Exercise aim
In your copy, include every line of the listing below exactly but none of the pictures.

--- --- ---

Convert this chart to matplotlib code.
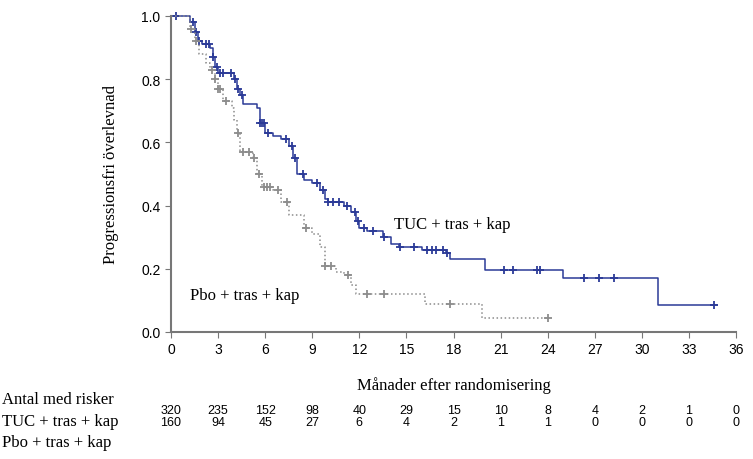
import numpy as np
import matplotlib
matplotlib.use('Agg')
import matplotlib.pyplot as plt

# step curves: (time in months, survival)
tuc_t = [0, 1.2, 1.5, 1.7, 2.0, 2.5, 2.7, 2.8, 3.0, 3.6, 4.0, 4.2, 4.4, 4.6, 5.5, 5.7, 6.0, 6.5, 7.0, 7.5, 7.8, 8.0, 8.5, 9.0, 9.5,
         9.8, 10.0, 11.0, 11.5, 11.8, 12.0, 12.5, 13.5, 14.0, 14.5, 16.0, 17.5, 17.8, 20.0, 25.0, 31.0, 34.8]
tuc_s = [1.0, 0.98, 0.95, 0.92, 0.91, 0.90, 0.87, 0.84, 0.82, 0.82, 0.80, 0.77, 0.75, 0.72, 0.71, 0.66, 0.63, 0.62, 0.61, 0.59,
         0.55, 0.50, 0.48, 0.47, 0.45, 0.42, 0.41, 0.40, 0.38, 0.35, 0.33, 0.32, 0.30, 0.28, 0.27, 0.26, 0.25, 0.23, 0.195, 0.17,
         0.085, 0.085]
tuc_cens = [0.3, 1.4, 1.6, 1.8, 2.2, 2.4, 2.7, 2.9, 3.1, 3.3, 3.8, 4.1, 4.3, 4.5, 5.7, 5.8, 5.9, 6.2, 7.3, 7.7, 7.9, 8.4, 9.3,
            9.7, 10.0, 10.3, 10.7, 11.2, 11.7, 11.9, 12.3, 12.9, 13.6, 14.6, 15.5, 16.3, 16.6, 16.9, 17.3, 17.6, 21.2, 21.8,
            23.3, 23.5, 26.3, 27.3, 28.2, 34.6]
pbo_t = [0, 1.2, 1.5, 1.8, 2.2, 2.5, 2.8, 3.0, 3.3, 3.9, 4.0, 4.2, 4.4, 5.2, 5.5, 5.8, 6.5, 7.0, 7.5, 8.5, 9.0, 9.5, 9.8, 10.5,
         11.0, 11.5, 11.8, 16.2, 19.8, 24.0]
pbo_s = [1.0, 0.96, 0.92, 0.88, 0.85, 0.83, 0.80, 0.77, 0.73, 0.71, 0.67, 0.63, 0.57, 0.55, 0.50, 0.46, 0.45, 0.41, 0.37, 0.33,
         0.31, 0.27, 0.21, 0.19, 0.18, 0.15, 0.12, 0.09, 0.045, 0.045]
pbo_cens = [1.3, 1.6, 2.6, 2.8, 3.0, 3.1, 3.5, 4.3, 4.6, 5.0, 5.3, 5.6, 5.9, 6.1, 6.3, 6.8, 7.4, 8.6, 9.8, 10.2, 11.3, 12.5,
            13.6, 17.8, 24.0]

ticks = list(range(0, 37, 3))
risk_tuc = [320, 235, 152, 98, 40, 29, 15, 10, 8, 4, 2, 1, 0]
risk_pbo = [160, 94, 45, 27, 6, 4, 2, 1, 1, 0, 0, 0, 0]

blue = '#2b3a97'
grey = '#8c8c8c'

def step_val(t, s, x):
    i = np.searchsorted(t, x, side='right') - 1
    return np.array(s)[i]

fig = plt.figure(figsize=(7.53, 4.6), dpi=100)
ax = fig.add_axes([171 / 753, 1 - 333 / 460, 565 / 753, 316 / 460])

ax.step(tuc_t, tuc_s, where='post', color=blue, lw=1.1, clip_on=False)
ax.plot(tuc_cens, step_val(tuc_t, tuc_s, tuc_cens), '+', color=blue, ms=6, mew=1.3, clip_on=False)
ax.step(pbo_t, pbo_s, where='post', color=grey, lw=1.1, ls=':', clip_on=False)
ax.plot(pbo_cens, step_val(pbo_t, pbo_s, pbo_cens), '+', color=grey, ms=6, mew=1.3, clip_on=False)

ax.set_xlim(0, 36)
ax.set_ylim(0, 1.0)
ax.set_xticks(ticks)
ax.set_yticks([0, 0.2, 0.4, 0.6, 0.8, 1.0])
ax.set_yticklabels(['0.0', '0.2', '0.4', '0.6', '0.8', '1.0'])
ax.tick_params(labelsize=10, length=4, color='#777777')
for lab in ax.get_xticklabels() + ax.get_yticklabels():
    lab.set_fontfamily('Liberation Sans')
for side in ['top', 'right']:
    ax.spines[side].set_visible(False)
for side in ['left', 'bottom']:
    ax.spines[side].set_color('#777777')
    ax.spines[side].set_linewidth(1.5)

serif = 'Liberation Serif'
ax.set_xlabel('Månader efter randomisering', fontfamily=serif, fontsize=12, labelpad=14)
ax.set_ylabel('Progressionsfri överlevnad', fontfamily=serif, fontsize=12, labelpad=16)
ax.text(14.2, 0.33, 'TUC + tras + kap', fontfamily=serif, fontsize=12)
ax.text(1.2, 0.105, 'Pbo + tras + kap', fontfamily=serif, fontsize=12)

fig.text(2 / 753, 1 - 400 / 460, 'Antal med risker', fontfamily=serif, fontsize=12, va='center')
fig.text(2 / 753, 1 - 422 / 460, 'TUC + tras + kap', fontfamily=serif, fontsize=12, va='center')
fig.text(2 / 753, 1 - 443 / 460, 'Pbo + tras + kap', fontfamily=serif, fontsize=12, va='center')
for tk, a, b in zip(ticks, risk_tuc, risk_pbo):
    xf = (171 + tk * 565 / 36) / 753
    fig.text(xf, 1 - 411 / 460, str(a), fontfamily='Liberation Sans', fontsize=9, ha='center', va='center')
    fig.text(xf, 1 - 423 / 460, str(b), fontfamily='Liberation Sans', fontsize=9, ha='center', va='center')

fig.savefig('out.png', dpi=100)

--- --- ---

Correct response
Convert this chart to matplotlib code.
import numpy as np
import matplotlib
matplotlib.use('Agg')
import matplotlib.pyplot as plt

# step curves: (time in months, survival)
tuc_t = [0, 1.2, 1.5, 1.7, 2.0, 2.5, 2.7, 2.8, 3.0, 3.6, 4.0, 4.2, 4.4, 4.6, 5.5, 5.7, 6.0, 6.5, 7.0, 7.5, 7.8, 8.0, 8.5, 9.0, 9.5,
         9.8, 10.0, 11.0, 11.5, 11.8, 12.0, 12.5, 13.5, 14.0, 14.5, 16.0, 17.5, 17.8, 20.0, 25.0, 31.0, 34.8]
tuc_s = [1.0, 0.98, 0.95, 0.92, 0.91, 0.90, 0.87, 0.84, 0.82, 0.82, 0.80, 0.77, 0.75, 0.72, 0.71, 0.66, 0.63, 0.62, 0.61, 0.59,
         0.55, 0.50, 0.48, 0.47, 0.45, 0.42, 0.41, 0.40, 0.38, 0.35, 0.33, 0.32, 0.30, 0.28, 0.27, 0.26, 0.25, 0.23, 0.195, 0.17,
         0.085, 0.085]
tuc_cens = [0.3, 1.4, 1.6, 1.8, 2.2, 2.4, 2.7, 2.9, 3.1, 3.3, 3.8, 4.1, 4.3, 4.5, 5.7, 5.8, 5.9, 6.2, 7.3, 7.7, 7.9, 8.4, 9.3,
            9.7, 10.0, 10.3, 10.7, 11.2, 11.7, 11.9, 12.3, 12.9, 13.6, 14.6, 15.5, 16.3, 16.6, 16.9, 17.3, 17.6, 21.2, 21.8,
            23.3, 23.5, 26.3, 27.3, 28.2, 34.6]
pbo_t = [0, 1.2, 1.5, 1.8, 2.2, 2.5, 2.8, 3.0, 3.3, 3.9, 4.0, 4.2, 4.4, 5.2, 5.5, 5.8, 6.5, 7.0, 7.5, 8.5, 9.0, 9.5, 9.8, 10.5,
         11.0, 11.5, 11.8, 16.2, 19.8, 24.0]
pbo_s = [1.0, 0.96, 0.92, 0.88, 0.85, 0.83, 0.80, 0.77, 0.73, 0.71, 0.67, 0.63, 0.57, 0.55, 0.50, 0.46, 0.45, 0.41, 0.37, 0.33,
         0.31, 0.27, 0.21, 0.19, 0.18, 0.15, 0.12, 0.09, 0.045, 0.045]
pbo_cens = [1.3, 1.6, 2.6, 2.8, 3.0, 3.1, 3.5, 4.3, 4.6, 5.0, 5.3, 5.6, 5.9, 6.1, 6.3, 6.8, 7.4, 8.6, 9.8, 10.2, 11.3, 12.5,
            13.6, 17.8, 24.0]

ticks = list(range(0, 37, 3))
risk_tuc = [320, 235, 152, 98, 40, 29, 15, 10, 8, 4, 2, 1, 0]
risk_pbo = [160, 94, 45, 27, 6, 4, 2, 1, 1, 0, 0, 0, 0]

blue = '#2b3a97'
grey = '#8c8c8c'

def step_val(t, s, x):
    i = np.searchsorted(t, x, side='right') - 1
    return np.array(s)[i]

fig = plt.figure(figsize=(7.53, 4.6), dpi=100)
ax = fig.add_axes([171 / 753, 1 - 333 / 460, 565 / 753, 316 / 460])

ax.step(tuc_t, tuc_s, where='post', color=blue, lw=1.1, clip_on=False)
ax.plot(tuc_cens, step_val(tuc_t, tuc_s, tuc_cens), '+', color=blue, ms=6, mew=1.3, clip_on=False)
ax.step(pbo_t, pbo_s, where='post', color=grey, lw=1.1, ls=':', clip_on=False)
ax.plot(pbo_cens, step_val(pbo_t, pbo_s, pbo_cens), '+', color=grey, ms=6, mew=1.3, clip_on=False)

ax.set_xlim(0, 36)
ax.set_ylim(0, 1.0)
ax.set_xticks(ticks)
ax.set_yticks([0, 0.2, 0.4, 0.6, 0.8, 1.0])
ax.set_yticklabels(['0.0', '0.2', '0.4', '0.6', '0.8', '1.0'])
ax.tick_params(labelsize=10, length=4, color='#777777')
for lab in ax.get_xticklabels() + ax.get_yticklabels():
    lab.set_fontfamily('Liberation Sans')
for side in ['top', 'right']:
    ax.spines[side].set_visible(False)
for side in ['left', 'bottom']:
    ax.spines[side].set_color('#777777')
    ax.spines[side].set_linewidth(1.5)

serif = 'Liberation Serif'
ax.set_xlabel('Månader efter randomisering', fontfamily=serif, fontsize=12, labelpad=14)
ax.set_ylabel('Progressionsfri överlevnad', fontfamily=serif, fontsize=12, labelpad=16)
ax.text(14.2, 0.33, 'TUC + tras + kap', fontfamily=serif, fontsize=12)
ax.text(1.2, 0.105, 'Pbo + tras + kap', fontfamily=serif, fontsize=12)

fig.text(2 / 753, 1 - 400 / 460, 'Antal med risker', fontfamily=serif, fontsize=12, va='center')
fig.text(2 / 753, 1 - 422 / 460, 'TUC + tras + kap', fontfamily=serif, fontsize=12, va='center')
fig.text(2 / 753, 1 - 443 / 460, 'Pbo + tras + kap', fontfamily=serif, fontsize=12, va='center')
for tk, a, b in zip(ticks, risk_tuc, risk_pbo):
    xf = (171 + tk * 565 / 36) / 753
    fig.text(xf, 1 - 411 / 460, str(a), fontfamily='Liberation Sans', fontsize=9, ha='center', va='center')
    fig.text(xf, 1 - 423 / 460, str(b), fontfamily='Liberation Sans', fontsize=9, ha='center', va='center')

fig.savefig('out.png', dpi=100)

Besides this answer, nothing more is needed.